A ameaça ao sistema de proteção ambiental
alcança também o debate econômico. O Mercosul tenta
avançar no acordo de livre-comércio com a União Europeia. Do outro lado do
Atlântico, cláusulas ambientais aparecem como argumento para barrar produtos
brasileiros. Daí a proposição da recém-regulamentada Lei da Reciprocidade
Comercial, texto que Lula cogita usar contra as retaliações de Donald Trump.
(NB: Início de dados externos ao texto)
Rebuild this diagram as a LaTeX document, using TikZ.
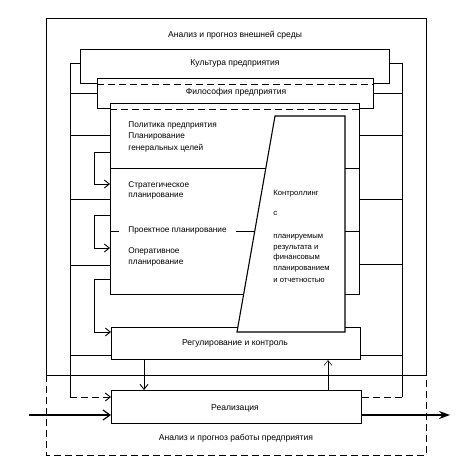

Nesta semana, os Estados Unidos anunciaram
abertura de investigação contra práticas alegadamente desleais atribuídas ao
comércio exterior brasileiro. Entre os alvos, o desmatamento ilegal, que
afetaria madeira, carne e soja dos Estados Unidos. Ainda ontem, a porta-voz da
Casa Branca, Karoline Leavitt, declarou que “a tolerância ao desmatamento
ilegal e outras práticas ambientais coloca produtores, fabricantes,
agricultores e pecuaristas americanos em desvantagem competitiva”. Não há
momento mais inoportuno para o Parlamento devastador agir.